*** Source excerpt ***

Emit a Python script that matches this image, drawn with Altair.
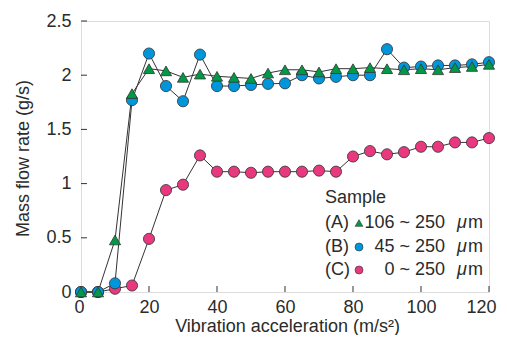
import altair as alt
import pandas as pd

x_vals = [0, 5, 10, 15, 20, 25, 30, 35, 40, 45, 50, 55, 60, 65, 70, 75, 80, 85, 90, 95, 100, 105, 110, 115, 120]
series_c = [0.0, 0.0, 0.03, 0.06, 0.49, 0.94, 0.99, 1.26, 1.11, 1.11, 1.10, 1.11, 1.11, 1.11, 1.12, 1.11,
            1.25, 1.30, 1.27, 1.29, 1.34, 1.34, 1.38, 1.38, 1.42]
series_b = [0.0, 0.0, 0.08, 1.77, 2.20, 1.90, 1.76, 2.19, 1.90, 1.90, 1.91, 1.92, 1.925, 2.0, 1.97, 1.985,
            2.0, 2.0, 2.24, 2.07, 2.08, 2.09, 2.09, 2.10, 2.12]
series_a = [0.0, 0.0, 0.48, 1.83, 2.06, 2.04, 1.98, 2.01, 1.99, 1.98, 1.97, 2.02, 2.05, 2.05, 2.03, 2.06,
            2.06, 2.07, 2.06, 2.05, 2.06, 2.05, 2.07, 2.08, 2.10]

series_names = ["C", "B", "A"]
series_colors = ["#e8387e", "#0096db", "#009a46"]
series_shapes = ["circle", "circle", "triangle-up"]
legend_tags = ["(A)", "(B)", "(C)"]
legend_ranges = ["106 ~ 250", "45 ~ 250", "0 ~ 250"]
legend_keys = ["A", "B", "C"]

x_ticks = [0, 20, 40, 60, 80, 100, 120]
y_ticks = [0, 0.5, 1, 1.5, 2, 2.5]

rows = []
for name, vals in zip(series_names, [series_c, series_b, series_a]):
    for xv, yv in zip(x_vals, vals):
        rows.append({"x": xv, "y": yv, "s": name})
df = pd.DataFrame(rows)

W, H = 408, 271
FONT = "Liberation Sans"
TXT = "#2b2b2b"
X_TICK_LEN = 6 * 2.5 / H      # inward tick length expressed in data units
Y_TICK_LEN = 6 * 120 / W

xs = alt.Scale(domain=[0, 120], nice=False, zero=False)
ys = alt.Scale(domain=[0, 2.5], nice=False, zero=False)
col = alt.Scale(domain=series_names, range=series_colors)
shp = alt.Scale(domain=series_names, range=series_shapes)

x_enc = alt.X("x:Q", scale=xs, axis=alt.Axis(
    values=x_ticks, title="Vibration acceleration (m/s²)", grid=False, domain=False, ticks=False,
    tickSize=0, labelPadding=20, labelBaseline="alphabetic", labelFlush=True, labelFlushOffset=7,
    labelFontSize=18, labelFont=FONT, labelColor=TXT, titleFont=FONT, titleFontSize=18,
    titleFontWeight="normal", titleColor=TXT, titleX=206, titleY=39, titleBaseline="alphabetic",
    titleAlign="center"))
y_enc = alt.Y("y:Q", scale=ys, axis=alt.Axis(
    values=y_ticks, format="~g", title="Mass flow rate (g/s)", grid=False, domain=False, ticks=False,
    tickSize=0, labelPadding=10, labelFlush=False, labelFontSize=18, labelFont=FONT, labelColor=TXT,
    labelBaseline="middle", titleFont=FONT, titleFontSize=18, titleFontWeight="normal", titleColor=TXT,
    titleX=-58, titleY=137, titleAngle=-90, titleAlign="center", titleBaseline="middle"))

base = alt.Chart(df)
lines = base.mark_line(color="#333333", strokeWidth=1).encode(
    x=x_enc, y=y_enc, detail="s:N")
points = base.transform_calculate(
    idx="datum.s == 'C' ? 0 : (datum.s == 'B' ? 1 : 2)"
).mark_point(filled=True, size=125, stroke="#333333", strokeWidth=0.8, opacity=1).encode(
    x=alt.X("x:Q", scale=xs), y=alt.Y("y:Q", scale=ys),
    fill=alt.Fill("s:N", scale=col, legend=None),
    shape=alt.Shape("s:N", scale=shp, legend=None),
    order=alt.Order("idx:Q"))

xt = alt.Chart(pd.DataFrame({"t": x_ticks})).mark_rule(color="#333333", strokeWidth=1).encode(
    x=alt.X("t:Q", scale=xs), y=alt.datum(0), y2=alt.datum(X_TICK_LEN))
yt = alt.Chart(pd.DataFrame({"t": y_ticks})).mark_rule(color="#333333", strokeWidth=1).encode(
    y=alt.Y("t:Q", scale=ys), x=alt.datum(0), x2=alt.datum(Y_TICK_LEN))

one = alt.Data(values=[{"a": 1}])
legend_layers = [
    alt.Chart(one).mark_text(text="Sample", font=FONT, fontSize=18, color=TXT, align="left",
                             baseline="middle").encode(x=alt.value(244), y=alt.value(177))
]
row_y = [202, 226, 249]
key_color = dict(zip(series_names, series_colors))
key_shape = dict(zip(series_names, series_shapes))
for tag, rng, key, ry in zip(legend_tags, legend_ranges, legend_keys, row_y):
    legend_layers.append(alt.Chart(one).mark_text(text=tag, font=FONT, fontSize=18, color=TXT, align="left",
                                                  baseline="middle").encode(x=alt.value(244), y=alt.value(ry)))
    legend_layers.append(alt.Chart(one).mark_point(filled=True, size=60 if key_shape[key] == "triangle-up" else 64,
                                                   shape=key_shape[key], fill=key_color[key], stroke="#333333",
                                                   strokeWidth=0.6, opacity=1).encode(
        x=alt.value(278), y=alt.value(ry)))
    legend_layers.append(alt.Chart(one).mark_text(text=rng, font=FONT, fontSize=18, color=TXT, align="right",
                                                  baseline="middle").encode(x=alt.value(364), y=alt.value(ry)))
    legend_layers.append(alt.Chart(one).mark_text(text="μ", font=FONT, fontSize=18, color=TXT, align="left",
                                                  fontStyle="italic", baseline="middle").encode(
        x=alt.value(376), y=alt.value(ry)))
    legend_layers.append(alt.Chart(one).mark_text(text="m", font=FONT, fontSize=18, color=TXT, align="left",
                                                  baseline="middle").encode(
        x=alt.value(387), y=alt.value(ry)))

chart = alt.layer(lines, xt, yt, points, *legend_layers).properties(
    width=W, height=H,
    autosize=alt.AutoSizeParams(type="none"),
    padding={"left": 73, "top": 13, "right": 10, "bottom": 43},
).configure_view(stroke="#333333", strokeWidth=1).configure(background="white")

chart.save("out.html", embed_options={"renderer": "svg", "actions": False})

***

Task requirements ▸ Copy nothing but the lines from the top of the material through the line holding "2.06, 2.07, 2.06, 2.05, 2.06, 2.05, 2.07, 2.08, 2.10]", exactly as written; omit pictures.

Task solution ▸
Emit a Python script that matches this image, drawn with Altair.
import altair as alt
import pandas as pd

x_vals = [0, 5, 10, 15, 20, 25, 30, 35, 40, 45, 50, 55, 60, 65, 70, 75, 80, 85, 90, 95, 100, 105, 110, 115, 120]
series_c = [0.0, 0.0, 0.03, 0.06, 0.49, 0.94, 0.99, 1.26, 1.11, 1.11, 1.10, 1.11, 1.11, 1.11, 1.12, 1.11,
            1.25, 1.30, 1.27, 1.29, 1.34, 1.34, 1.38, 1.38, 1.42]
series_b = [0.0, 0.0, 0.08, 1.77, 2.20, 1.90, 1.76, 2.19, 1.90, 1.90, 1.91, 1.92, 1.925, 2.0, 1.97, 1.985,
            2.0, 2.0, 2.24, 2.07, 2.08, 2.09, 2.09, 2.10, 2.12]
series_a = [0.0, 0.0, 0.48, 1.83, 2.06, 2.04, 1.98, 2.01, 1.99, 1.98, 1.97, 2.02, 2.05, 2.05, 2.03, 2.06,
            2.06, 2.07, 2.06, 2.05, 2.06, 2.05, 2.07, 2.08, 2.10]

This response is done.